Multi-scale approach to analyse the evolution of soft rock coastal cliffs and role of controlling factors: a case study in South-Eastern Italy
Published in Geomatics, Natural Hazards and Risk, 2021
Piernicola Lollino, Rossella Pagliarulo, Rosamaria Trizzino, Francesca Santaloia, Luca Pisano, Veronica Zumpano, Michele Perrotti, Nunzio Luciano Fazio
The low mechanical strength of the rock masses represents a predisposing factor of the failure processes, along with discrete joint patterns; in particular, joint systems and cracks that are enlarged by the hydraulic action and abrasion processes represent highly weak elements where failure propagation accelerates (Fazio et al. 2019) (Figure 2a).

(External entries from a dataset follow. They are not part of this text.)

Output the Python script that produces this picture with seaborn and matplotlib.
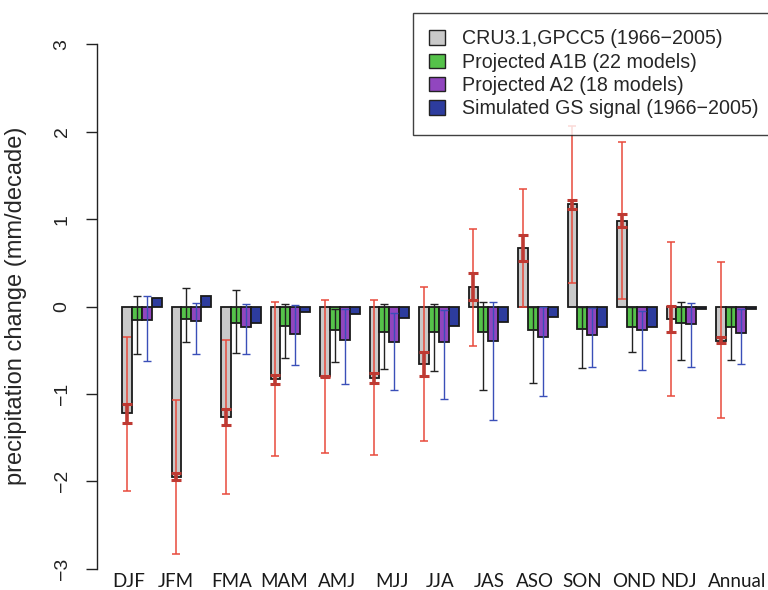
import numpy as np
import pandas as pd
import matplotlib
matplotlib.use("Agg")
import matplotlib.pyplot as plt
import seaborn as sns

seasons = ["DJF", "JFM", "FMA", "MAM", "AMJ", "MJJ", "JJA", "JAS", "ASO", "SON", "OND", "NDJ", "Annual"]
series = ["CRU3.1,GPCC5 (1966\u22122005)", "Projected A1B (22 models)",
          "Projected A2 (18 models)", "Simulated GS signal (1966\u22122005)"]

obs = [-1.22, -1.95, -1.26, -0.83, -0.80, -0.82, -0.66, 0.22, 0.665, 1.17, 0.98, -0.14, -0.39]
a1b = [-0.155, -0.143, -0.19, -0.22, -0.27, -0.29, -0.295, -0.29, -0.27, -0.26, -0.24, -0.185, -0.24]
a2 = [-0.155, -0.16, -0.24, -0.315, -0.38, -0.41, -0.41, -0.39, -0.35, -0.33, -0.27, -0.20, -0.30]
gs = [0.094, 0.12, -0.185, -0.06, -0.086, -0.135, -0.22, -0.18, -0.115, -0.23, -0.23, -0.03, -0.03]

# observed outer range (light red)
obs_lo = [-2.11, -2.83, -2.14, -1.71, -1.68, -1.70, -1.54, -0.45, 0.00, 0.27, 0.09, -1.02, -1.28]
obs_hi = [-0.35, -1.07, -0.38, 0.055, 0.075, 0.07, 0.22, 0.89, 1.34, 2.06, 1.88, 0.74, 0.505]
# observed inner range (dark red)
obs_in_lo = [-1.33, -1.99, -1.35, -0.89, -0.81, -0.87, -0.80, 0.07, 0.52, 1.12, 0.91, -0.295, -0.42]
obs_in_hi = [-1.12, -1.91, -1.17, -0.78, -0.79, -0.76, -0.52, 0.38, 0.82, 1.22, 1.055, 0.01, -0.345]
# A1B model range (black)
a1b_lo = [-0.54, -0.41, -0.53, -0.59, -0.63, -0.71, -0.74, -0.96, -0.88, -0.70, -0.52, -0.61, -0.61]
a1b_hi = [0.12, 0.21, 0.19, 0.03, -0.03, 0.03, 0.03, 0.05, 0.0, 0.0, 0.0, 0.05, -0.01]
# A2 model range (blue)
a2_lo = [-0.62, -0.54, -0.54, -0.67, -0.89, -0.955, -1.06, -1.30, -1.02, -0.69, -0.73, -0.69, -0.66]
a2_hi = [0.12, 0.04, 0.025, 0.02, -0.03, -0.07, -0.04, 0.055, 0.0, -0.02, -0.055, 0.035, -0.03]

yticks = [-3, -2, -1, 0, 1, 2, 3]
colors = ["#c9c9c9", "#55c24a", "#9146bf", "#2d3c9e"]

df = pd.DataFrame({
    "season": np.repeat(seasons, 4),
    "series": series * len(seasons),
    "value": np.ravel(np.column_stack([obs, a1b, a2, gs])),
})

sns.set_style("white")
plt.rcParams["font.family"] = ["Liberation Sans", "DejaVu Sans"]

fig = plt.figure(figsize=(7.68, 5.90), dpi=100)
ax = fig.add_axes([97 / 768, 1 - 574 / 590, 671 / 768, (574 - 23.3) / 590])

sns.barplot(data=df, x="season", y="value", hue="series", order=seasons,
            hue_order=series, palette=colors, width=0.8, dodge=True,
            edgecolor="#1a1a1a", linewidth=1.3, saturation=1, ax=ax, legend=True)

def centers(container):
    return np.array([p.get_x() + p.get_width() / 2 for p in container.patches])

def rng(ax, x, lo, hi, color, lw, cap, capthick):
    lo = np.array(lo); hi = np.array(hi)
    mid = (lo + hi) / 2
    half = (hi - lo) / 2
    ax.errorbar(x, mid, yerr=half, fmt="none", ecolor=color, elinewidth=lw,
                capsize=cap, capthick=capthick, zorder=5)

x_obs = centers(ax.containers[0])
x_a1b = centers(ax.containers[1])
x_a2 = centers(ax.containers[2])

rng(ax, x_obs, obs_lo, obs_hi, "#e84a3c", 1.1, 3.0, 1.1)
rng(ax, x_obs, obs_in_lo, obs_in_hi, "#bf3a33", 2.6, 3.5, 2.2)
rng(ax, x_a1b, a1b_lo, a1b_hi, "#222222", 1.0, 3.0, 1.0)
rng(ax, x_a2, a2_lo, a2_hi, "#3a4fb8", 1.0, 3.0, 1.0)

ax.set_xlim(-0.905, 12.65)
ax.set_ylim(-3.06, 3.24)

for s in ["top", "right", "bottom"]:
    ax.spines[s].set_visible(False)
ax.spines["left"].set_bounds(-3, 3)
ax.spines["left"].set_linewidth(1.0)
ax.spines["left"].set_color("#222222")

ax.set_yticks(yticks)
ax.set_yticklabels([str(t).replace("-", "\u2212") for t in yticks], rotation=90,
                   va="center", fontsize=14)
ax.tick_params(axis="y", direction="out", length=8, width=1.0, pad=11, colors="#222222",
               left=True)

label_px = [128.7, 176, 232, 284.5, 337, 391.5, 440, 489, 535, 582.5, 633.5, 678.5, 737]
ax.set_xticks([(p - 141.8) / 49.5 for p in label_px])
ax.set_xticklabels(seasons, fontsize=13.5, family=["Lato", "DejaVu Sans"])
ax.tick_params(axis="x", length=0, pad=-1, colors="#1a1a1a")
ax.set_xlabel("")
ax.set_ylabel("precipitation change (mm/decade)", fontsize=17)
ax.yaxis.set_label_coords(27 / 768, 1 - 306 / 590, transform=fig.transFigure)

leg = ax.legend(loc="upper left", bbox_to_anchor=(412.7 / 768, 1 - 12.7 / 590),
                bbox_transform=fig.transFigure, fontsize=14.1, frameon=True,
                fancybox=False, edgecolor="#111111", handlelength=0.8,
                handleheight=0.75, handletextpad=0.85, labelspacing=0.22,
                borderpad=0.85, borderaxespad=0)
leg.get_frame().set_linewidth(1.0)
for h in leg.legend_handles:
    h.set_edgecolor("#222222")
    h.set_linewidth(1.0)

fig.savefig("out.png", dpi=100)
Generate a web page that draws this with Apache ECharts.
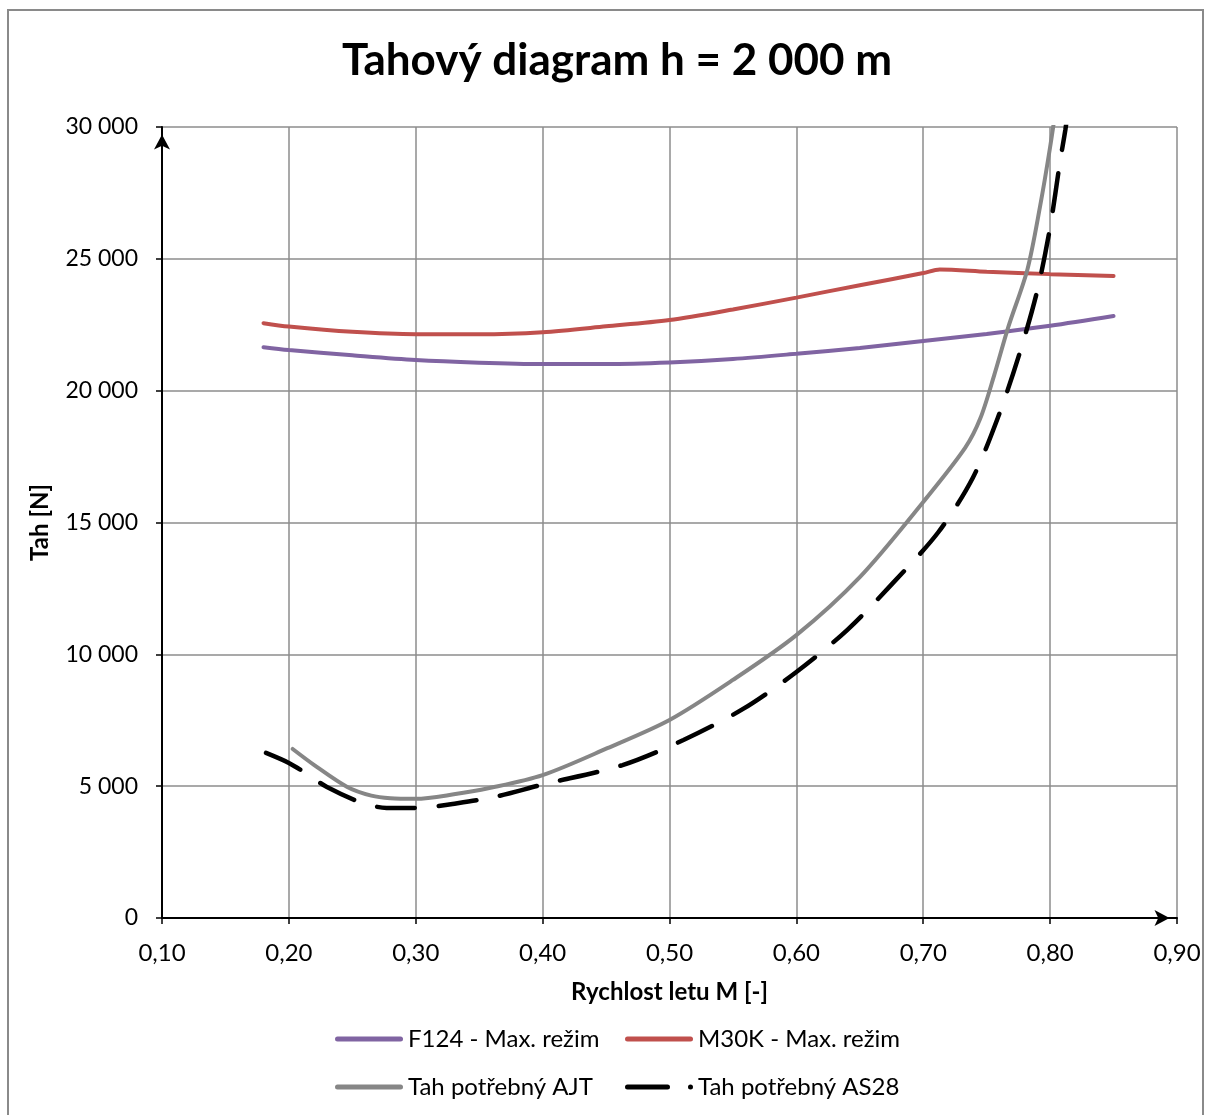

The most widespread mechanism of cliff instability in the study area is represented by block falls followed by free fall of debris, controlled by the presence of tension cracks, parallel to the cliff face; however, when persistent joints exist in the rock mass, slice detachments, topplings and wedge failures along two intersecting fractures can also occur. Falls of blocks and big slices of rocks are frequently triggered by the propagation of undercutting at the base of the cliff (notch) (Delle Rose and Parise 2004;2005; Fazio et al. 2019).